WRITTEN PROBLEM ▸ Please copy out exactly, and only, the lines between the line with "Output the Python" and the line with "k = list(range(1, 21))", both included. Pictures are to be omitted.

[Figure scripts]
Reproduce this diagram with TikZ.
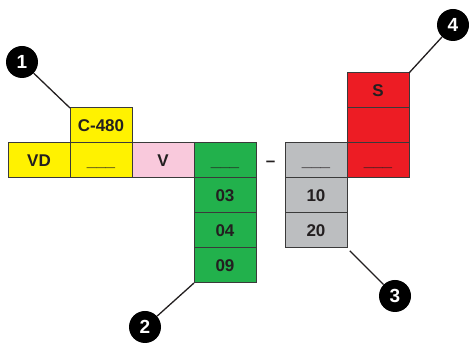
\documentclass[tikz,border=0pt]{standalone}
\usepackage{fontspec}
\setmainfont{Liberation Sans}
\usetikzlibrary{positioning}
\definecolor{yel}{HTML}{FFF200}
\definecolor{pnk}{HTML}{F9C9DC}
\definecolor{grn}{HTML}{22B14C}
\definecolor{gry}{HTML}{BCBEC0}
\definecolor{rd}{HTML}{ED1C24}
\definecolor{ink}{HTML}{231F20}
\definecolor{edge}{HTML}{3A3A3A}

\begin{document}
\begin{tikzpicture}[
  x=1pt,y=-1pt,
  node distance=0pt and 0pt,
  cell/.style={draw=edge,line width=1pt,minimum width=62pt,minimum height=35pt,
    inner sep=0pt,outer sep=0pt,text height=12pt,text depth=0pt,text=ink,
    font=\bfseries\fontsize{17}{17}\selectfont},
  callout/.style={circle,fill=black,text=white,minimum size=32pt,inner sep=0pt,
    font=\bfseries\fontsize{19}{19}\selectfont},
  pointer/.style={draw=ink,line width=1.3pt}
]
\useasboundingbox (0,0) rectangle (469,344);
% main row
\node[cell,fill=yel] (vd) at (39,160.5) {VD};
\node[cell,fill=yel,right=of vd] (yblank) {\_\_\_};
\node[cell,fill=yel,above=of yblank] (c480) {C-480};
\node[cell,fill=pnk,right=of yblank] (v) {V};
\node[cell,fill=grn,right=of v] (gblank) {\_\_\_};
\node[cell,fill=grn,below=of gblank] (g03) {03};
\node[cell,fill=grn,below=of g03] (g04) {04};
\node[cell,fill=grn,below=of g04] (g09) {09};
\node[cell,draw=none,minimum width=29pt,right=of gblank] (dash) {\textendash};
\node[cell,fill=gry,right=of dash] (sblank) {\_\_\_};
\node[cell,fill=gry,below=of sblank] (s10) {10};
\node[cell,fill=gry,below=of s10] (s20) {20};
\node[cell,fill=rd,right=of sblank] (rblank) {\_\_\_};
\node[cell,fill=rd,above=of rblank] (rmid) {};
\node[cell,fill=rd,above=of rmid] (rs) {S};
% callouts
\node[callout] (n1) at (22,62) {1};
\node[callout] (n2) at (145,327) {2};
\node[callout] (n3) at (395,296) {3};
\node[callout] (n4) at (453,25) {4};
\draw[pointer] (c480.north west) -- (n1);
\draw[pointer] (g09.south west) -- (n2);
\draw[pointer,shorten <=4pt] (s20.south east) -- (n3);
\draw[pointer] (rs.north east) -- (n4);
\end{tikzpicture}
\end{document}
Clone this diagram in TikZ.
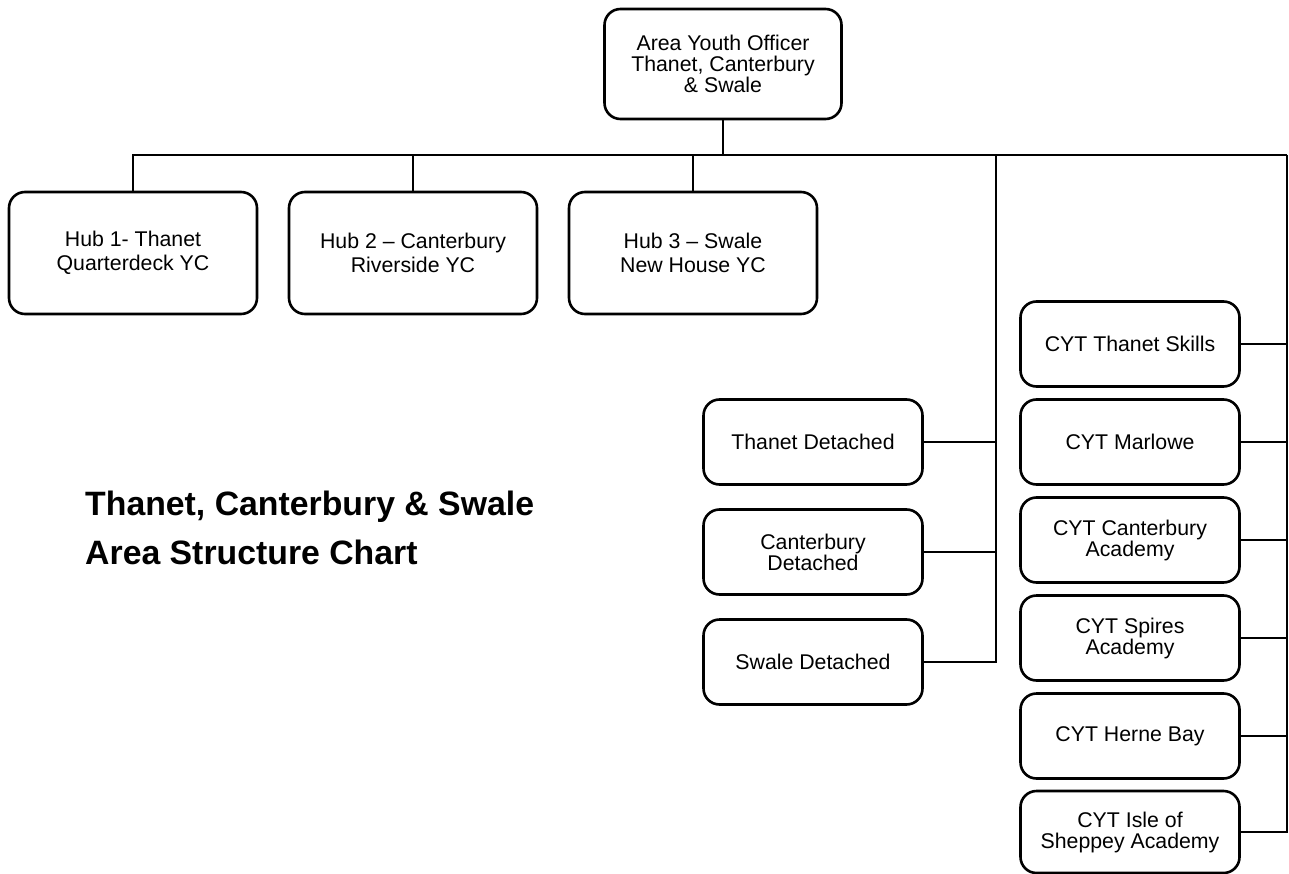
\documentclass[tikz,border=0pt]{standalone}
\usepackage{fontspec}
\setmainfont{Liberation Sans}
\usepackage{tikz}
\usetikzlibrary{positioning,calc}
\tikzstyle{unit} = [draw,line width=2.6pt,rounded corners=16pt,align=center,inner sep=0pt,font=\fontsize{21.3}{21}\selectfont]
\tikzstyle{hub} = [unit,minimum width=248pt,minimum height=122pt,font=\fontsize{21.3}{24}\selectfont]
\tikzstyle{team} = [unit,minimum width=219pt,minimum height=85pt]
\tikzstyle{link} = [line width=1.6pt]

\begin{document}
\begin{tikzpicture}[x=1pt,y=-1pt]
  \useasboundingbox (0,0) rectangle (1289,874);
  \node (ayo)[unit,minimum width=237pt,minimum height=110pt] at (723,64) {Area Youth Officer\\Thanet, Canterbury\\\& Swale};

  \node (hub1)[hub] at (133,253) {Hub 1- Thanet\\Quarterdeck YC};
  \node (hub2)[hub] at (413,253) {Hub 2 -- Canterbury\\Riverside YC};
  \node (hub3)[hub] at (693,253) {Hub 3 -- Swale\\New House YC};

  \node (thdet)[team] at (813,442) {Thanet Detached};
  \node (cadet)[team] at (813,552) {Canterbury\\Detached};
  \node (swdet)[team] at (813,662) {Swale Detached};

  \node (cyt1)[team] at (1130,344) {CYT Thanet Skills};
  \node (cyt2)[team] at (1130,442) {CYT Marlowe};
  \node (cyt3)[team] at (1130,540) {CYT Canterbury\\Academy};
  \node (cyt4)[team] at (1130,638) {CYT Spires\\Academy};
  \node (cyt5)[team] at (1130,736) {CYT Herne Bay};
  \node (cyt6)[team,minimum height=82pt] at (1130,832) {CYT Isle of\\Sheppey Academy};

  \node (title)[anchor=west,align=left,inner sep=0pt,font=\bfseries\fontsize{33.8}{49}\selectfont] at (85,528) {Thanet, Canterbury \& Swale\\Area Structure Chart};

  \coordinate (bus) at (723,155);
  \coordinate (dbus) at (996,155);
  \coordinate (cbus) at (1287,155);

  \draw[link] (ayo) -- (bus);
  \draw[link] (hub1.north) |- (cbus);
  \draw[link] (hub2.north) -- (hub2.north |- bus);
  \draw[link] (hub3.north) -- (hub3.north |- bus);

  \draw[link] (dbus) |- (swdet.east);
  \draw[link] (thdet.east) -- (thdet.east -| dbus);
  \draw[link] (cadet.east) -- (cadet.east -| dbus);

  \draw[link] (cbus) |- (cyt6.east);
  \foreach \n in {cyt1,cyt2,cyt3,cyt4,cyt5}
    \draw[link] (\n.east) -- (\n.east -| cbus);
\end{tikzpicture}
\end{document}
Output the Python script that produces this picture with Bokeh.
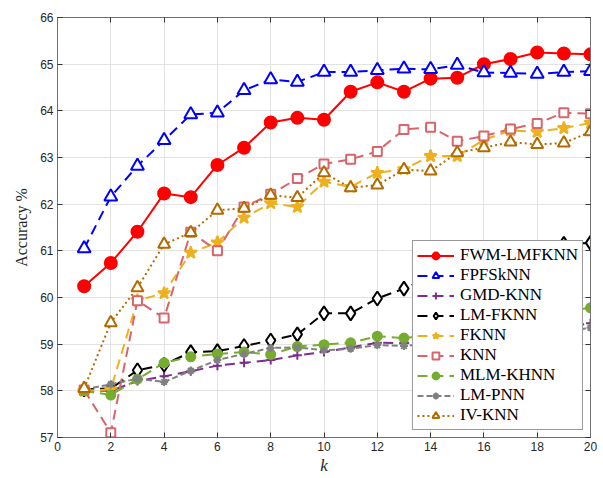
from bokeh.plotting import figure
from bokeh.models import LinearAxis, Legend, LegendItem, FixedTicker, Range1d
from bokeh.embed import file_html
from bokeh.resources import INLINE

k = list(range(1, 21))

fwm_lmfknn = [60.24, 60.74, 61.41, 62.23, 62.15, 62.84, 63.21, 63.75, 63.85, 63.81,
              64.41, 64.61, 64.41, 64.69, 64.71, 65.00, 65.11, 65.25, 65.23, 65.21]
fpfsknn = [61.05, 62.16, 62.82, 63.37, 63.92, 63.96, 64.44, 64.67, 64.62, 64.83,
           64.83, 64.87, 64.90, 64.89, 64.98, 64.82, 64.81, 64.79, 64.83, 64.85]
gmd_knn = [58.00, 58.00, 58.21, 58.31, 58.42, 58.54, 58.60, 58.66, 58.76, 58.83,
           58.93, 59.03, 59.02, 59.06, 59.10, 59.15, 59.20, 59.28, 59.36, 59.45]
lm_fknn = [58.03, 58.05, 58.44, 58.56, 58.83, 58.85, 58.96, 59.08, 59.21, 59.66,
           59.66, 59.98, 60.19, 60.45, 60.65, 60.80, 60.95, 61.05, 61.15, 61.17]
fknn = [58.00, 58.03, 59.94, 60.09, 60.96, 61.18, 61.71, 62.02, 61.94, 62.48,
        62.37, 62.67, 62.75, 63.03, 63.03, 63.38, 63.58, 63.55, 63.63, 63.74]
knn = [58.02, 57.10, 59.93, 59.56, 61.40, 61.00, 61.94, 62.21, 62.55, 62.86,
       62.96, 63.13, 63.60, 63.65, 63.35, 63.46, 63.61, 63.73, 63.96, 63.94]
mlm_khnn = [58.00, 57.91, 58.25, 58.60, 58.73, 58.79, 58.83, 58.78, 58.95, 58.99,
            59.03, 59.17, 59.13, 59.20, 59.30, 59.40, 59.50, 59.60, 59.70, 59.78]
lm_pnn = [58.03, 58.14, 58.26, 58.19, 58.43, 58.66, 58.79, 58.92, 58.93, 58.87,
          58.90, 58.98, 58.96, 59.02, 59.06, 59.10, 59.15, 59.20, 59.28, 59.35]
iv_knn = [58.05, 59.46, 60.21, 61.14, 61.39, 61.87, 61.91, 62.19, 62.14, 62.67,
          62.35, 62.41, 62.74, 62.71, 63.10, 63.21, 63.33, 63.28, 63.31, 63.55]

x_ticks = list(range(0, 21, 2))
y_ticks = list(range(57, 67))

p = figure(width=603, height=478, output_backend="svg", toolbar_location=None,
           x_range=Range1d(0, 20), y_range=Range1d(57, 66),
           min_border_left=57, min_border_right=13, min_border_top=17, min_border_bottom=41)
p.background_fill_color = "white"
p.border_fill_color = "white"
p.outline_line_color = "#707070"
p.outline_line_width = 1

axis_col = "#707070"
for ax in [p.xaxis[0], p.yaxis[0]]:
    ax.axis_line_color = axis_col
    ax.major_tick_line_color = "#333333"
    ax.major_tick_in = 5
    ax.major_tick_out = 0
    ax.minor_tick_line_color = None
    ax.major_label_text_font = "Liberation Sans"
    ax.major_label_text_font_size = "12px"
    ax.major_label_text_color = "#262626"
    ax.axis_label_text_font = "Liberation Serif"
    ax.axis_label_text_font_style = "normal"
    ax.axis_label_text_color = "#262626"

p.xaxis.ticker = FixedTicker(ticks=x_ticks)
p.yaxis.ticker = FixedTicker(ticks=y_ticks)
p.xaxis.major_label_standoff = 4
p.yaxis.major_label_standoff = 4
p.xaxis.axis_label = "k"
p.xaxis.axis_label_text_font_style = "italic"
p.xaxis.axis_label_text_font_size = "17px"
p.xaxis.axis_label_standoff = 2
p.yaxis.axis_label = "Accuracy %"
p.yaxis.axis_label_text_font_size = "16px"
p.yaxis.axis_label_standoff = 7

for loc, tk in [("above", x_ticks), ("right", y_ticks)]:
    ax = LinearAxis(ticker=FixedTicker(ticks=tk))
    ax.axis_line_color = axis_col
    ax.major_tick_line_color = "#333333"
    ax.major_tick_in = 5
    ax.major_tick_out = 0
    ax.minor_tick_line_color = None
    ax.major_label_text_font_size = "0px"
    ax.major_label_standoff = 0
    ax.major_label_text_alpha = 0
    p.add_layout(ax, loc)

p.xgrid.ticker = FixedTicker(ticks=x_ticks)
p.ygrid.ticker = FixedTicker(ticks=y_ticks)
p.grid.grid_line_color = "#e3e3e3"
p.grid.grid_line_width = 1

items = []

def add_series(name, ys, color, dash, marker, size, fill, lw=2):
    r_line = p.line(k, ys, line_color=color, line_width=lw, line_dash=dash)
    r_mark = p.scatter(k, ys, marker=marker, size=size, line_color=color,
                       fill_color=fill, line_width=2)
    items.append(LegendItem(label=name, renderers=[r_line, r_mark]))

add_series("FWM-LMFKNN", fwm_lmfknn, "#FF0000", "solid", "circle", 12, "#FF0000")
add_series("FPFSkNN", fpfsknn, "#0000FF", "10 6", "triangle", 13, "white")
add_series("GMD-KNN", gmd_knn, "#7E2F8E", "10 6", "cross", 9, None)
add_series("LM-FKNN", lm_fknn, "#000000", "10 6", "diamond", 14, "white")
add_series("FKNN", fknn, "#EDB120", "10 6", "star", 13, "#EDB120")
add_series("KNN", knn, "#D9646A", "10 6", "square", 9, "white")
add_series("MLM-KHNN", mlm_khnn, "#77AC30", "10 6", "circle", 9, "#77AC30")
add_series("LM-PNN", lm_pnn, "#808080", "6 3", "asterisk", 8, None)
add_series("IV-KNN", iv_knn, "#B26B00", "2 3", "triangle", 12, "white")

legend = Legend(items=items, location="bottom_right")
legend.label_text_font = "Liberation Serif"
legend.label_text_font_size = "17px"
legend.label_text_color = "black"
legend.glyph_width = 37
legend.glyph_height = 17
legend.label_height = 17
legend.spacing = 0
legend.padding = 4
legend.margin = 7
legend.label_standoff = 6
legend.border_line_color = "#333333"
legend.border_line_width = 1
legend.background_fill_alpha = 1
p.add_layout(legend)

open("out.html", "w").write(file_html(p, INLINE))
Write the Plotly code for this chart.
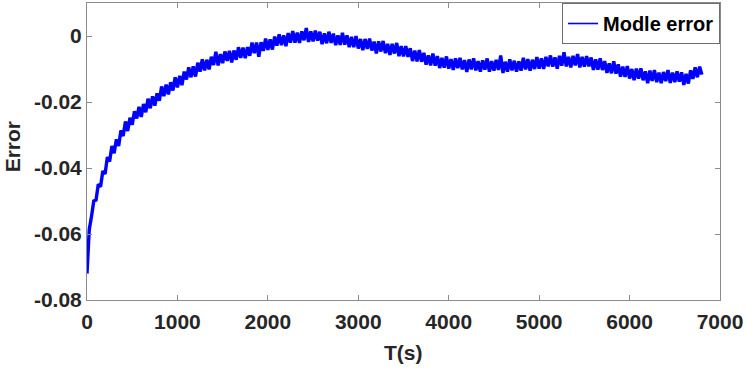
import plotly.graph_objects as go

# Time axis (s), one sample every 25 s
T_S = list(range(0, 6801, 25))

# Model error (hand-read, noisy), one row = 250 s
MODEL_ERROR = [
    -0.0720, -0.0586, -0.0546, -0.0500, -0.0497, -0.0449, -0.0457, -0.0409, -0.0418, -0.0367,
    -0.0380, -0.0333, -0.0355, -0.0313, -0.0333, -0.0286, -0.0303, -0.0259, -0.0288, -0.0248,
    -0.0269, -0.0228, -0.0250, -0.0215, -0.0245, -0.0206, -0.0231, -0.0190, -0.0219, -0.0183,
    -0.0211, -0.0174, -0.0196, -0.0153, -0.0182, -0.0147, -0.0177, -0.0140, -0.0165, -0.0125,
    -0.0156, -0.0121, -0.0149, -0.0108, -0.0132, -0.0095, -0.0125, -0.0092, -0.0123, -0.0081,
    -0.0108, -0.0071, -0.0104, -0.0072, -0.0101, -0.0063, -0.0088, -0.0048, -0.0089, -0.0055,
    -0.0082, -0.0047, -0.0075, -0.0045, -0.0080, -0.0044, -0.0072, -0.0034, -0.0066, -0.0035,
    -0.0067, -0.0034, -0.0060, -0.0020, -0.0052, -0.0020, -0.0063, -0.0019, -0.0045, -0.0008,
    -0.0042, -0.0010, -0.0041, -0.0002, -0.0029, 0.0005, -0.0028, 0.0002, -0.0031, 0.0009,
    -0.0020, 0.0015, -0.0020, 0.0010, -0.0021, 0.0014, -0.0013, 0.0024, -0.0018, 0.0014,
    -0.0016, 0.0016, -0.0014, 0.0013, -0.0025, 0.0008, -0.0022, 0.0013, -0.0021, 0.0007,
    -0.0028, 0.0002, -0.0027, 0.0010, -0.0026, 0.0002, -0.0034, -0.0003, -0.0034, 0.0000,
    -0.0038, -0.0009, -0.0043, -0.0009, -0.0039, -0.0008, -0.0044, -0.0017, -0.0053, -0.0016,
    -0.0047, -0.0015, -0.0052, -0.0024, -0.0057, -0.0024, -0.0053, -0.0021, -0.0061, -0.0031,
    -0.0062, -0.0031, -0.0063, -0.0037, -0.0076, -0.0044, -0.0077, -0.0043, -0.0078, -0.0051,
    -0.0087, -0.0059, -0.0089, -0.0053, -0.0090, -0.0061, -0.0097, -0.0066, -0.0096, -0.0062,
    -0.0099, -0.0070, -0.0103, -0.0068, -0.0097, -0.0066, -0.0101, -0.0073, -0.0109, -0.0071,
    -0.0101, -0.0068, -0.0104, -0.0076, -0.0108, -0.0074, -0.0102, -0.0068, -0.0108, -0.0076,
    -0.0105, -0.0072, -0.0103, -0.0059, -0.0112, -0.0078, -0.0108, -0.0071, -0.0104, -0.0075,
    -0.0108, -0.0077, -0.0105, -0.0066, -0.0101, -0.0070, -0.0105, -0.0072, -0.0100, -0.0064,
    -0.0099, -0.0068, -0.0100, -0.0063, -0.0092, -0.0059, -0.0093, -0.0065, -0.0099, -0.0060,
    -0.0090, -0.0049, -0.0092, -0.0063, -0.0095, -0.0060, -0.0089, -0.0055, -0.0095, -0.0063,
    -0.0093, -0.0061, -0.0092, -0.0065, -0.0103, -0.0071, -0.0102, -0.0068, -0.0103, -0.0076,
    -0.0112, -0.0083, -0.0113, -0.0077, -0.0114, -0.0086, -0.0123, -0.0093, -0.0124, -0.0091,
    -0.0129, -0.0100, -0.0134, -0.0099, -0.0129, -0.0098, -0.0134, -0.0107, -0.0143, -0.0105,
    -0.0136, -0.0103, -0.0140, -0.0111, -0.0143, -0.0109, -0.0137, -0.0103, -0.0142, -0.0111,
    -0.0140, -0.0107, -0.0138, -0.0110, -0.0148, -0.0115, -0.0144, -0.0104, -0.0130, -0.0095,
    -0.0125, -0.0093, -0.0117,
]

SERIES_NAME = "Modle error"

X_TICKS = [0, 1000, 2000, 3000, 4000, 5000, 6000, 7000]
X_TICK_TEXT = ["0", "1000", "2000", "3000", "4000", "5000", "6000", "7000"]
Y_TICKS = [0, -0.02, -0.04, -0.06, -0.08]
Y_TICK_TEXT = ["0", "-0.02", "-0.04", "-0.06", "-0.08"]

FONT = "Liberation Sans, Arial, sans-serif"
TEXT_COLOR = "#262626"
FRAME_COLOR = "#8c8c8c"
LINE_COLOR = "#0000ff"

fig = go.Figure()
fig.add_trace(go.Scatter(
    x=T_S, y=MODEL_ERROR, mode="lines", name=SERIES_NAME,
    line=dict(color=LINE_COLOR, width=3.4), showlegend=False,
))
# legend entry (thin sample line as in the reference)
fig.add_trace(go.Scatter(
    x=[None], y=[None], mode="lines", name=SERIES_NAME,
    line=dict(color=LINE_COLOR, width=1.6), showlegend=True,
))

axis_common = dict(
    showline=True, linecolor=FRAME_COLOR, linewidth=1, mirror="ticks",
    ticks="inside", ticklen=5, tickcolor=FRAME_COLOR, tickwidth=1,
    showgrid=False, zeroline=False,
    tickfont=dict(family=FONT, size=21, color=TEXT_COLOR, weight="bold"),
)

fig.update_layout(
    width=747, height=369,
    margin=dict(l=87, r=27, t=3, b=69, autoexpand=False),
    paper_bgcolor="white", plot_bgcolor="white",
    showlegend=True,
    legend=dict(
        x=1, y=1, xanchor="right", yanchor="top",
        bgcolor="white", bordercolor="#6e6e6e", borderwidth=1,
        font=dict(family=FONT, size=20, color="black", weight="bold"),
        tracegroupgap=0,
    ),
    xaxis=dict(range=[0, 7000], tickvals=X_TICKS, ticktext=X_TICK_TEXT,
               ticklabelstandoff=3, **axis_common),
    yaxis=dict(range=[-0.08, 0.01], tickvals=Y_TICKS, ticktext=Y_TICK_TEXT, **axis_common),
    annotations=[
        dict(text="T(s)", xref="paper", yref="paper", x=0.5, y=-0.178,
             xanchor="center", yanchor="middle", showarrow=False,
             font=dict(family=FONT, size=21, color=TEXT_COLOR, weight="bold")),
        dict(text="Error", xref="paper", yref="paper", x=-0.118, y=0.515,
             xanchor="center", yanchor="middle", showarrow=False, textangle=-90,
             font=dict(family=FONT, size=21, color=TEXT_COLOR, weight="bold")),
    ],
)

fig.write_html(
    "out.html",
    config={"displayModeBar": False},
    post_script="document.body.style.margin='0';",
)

SOLUTION TO THIS EXERCISE ▸
Output the Python script that produces this picture with Bokeh.
from bokeh.plotting import figure
from bokeh.models import LinearAxis, Legend, LegendItem, FixedTicker, Range1d
from bokeh.embed import file_html
from bokeh.resources import INLINE

k = list(range(1, 21))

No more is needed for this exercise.